The options, therefore are:

1) Have a totally realistic (in terms of range) 122.800 that nobody ever uses because 99% of the chatter is irrelevant to them. To give some context -- in another topic, someone talked about wanting to be able to co-ordinate with other traffic whilst they were in the descent at FL150.

Those transmissions would be received by everybody within roughly a 170nm radius on the ground, and anybody airborne would be hearing that stuff up to 430nm away!

Now multiply that transmission by all the other transmissions from other aircraft within that radius, and tell me if you that that is likely to be a useful frequency...

2) Remove the artificial 122.800 range limitation and use discrete frequencies from day 1 and, if you're lucky, someone else might even be tuned to the same frequency as you if they have the right charts and they know how it works and, for somewhere like Heathrow which doesn't normally have a designated 'CTAF' frequency, plucked the right one out of the air.

I mean, neither really sounds particularly useful, does it?

The 15 (as I say, really 30) NM restriction was chosen to make the Unicom system, at least for now, actually relevant, useful and usable as opposed to unmitigated chaos.

I'm all for transitioning to discrete frequencies, but for that to happen there needs to be a global, univerally and easily-accessible, VATSIM-specific, single source of truth as to which frequency to use at any given airfield, otherwise your CTAF is going to be worse than useless. I believe this is what some people are working on in the background in order to make it possible... still, I'm sure when we do get there we won't be seeing pages of rants from people complaining that they got run in to by somebody who wasn't on the right frequency :lol:

Note that it is only 122.800 that has the range restriction applied. All other frequencies just work like a normal VHF radio with normal realistic ranging :)
By Jobson Souza 1314199
#537741 That was amazing. The immersion that will provide just step up a level.

Congrats! Great job well done.

About xPilot, how do I ask / suggest function? Do you know Swift PPT sound when we press the button? It's big! Maybe xPilot brings this in some new version.

Thanks!!!!
By Tim Simpson 1339557
#537744 @simon

I vote for option two. We already expect ATC and pilots to use current charts/procedures/frequencies for flight when ATC is online. Why not extend that to when the airspace is uncontrolled? I think people are smart enough to figure it out. Heck they figure out the crazy departures and arrivals in Europe, pulling a frequency should be simple, right? LOL.

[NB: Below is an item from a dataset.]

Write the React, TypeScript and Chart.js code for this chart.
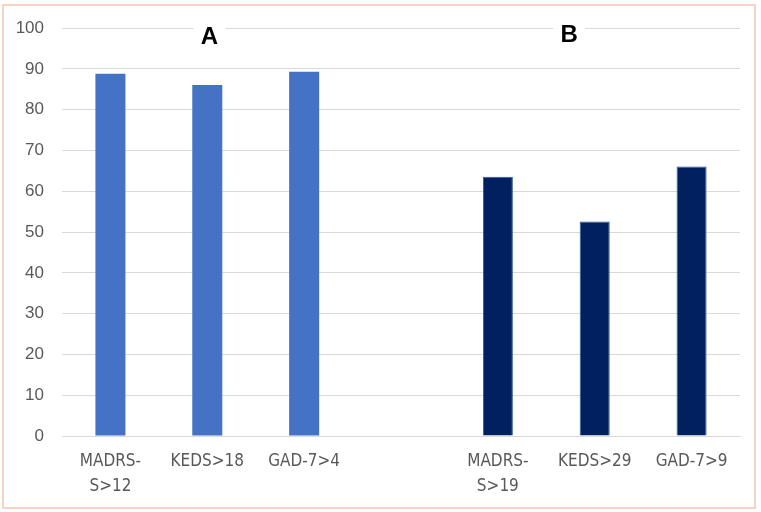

I see your point about simplicity, but it seems at odds with most peoples expectations of simulating real world operations.
By Josh Jenk 1383451
#537746
Tim Simpson 1339557 wrote:@simon

I vote for option two. We already expect ATC and pilots to use current charts/procedures/frequencies for flight when ATC is online. Why not extend that to when the airspace is uncontrolled? I think people are smart enough to figure it out. Heck they figure out the crazy departures and arrivals in Europe, pulling a frequency should be simple, right? LOL.

I see your point about simplicity, but it seems at odds with most peoples expectations of simulating real world operations.


I honestly would like to see this eventually as well, but let's make sure everyone is comfortable with the current transition first, shall we? I'm sure you can imagine the chaos if this was introduced right now. Training requirements for pilots would also need to be upgraded to pull this off successfully.
By Gary Oliver 811521
#537856 Using real charts is all well and good and I would totally agree to use the real frequencies is sensible.

However we do have a problem with that... Only about 20% of our clients support 8.33 spacing. The charts will specify 8.33 frequencies which cannot be tuned!

Therefore we need a global database of the VATSIM equivalent of these frequencies, and the problem starts growing.

Imagine trying to transition everyone to discrete CTAF at the same time as AFV is rolled out, we are all maxed out supporting that at the moment.

Give it 6 months for things to settle down and we can go through that process as a community then. We made the decision to make a single change at a time. Keep things simple.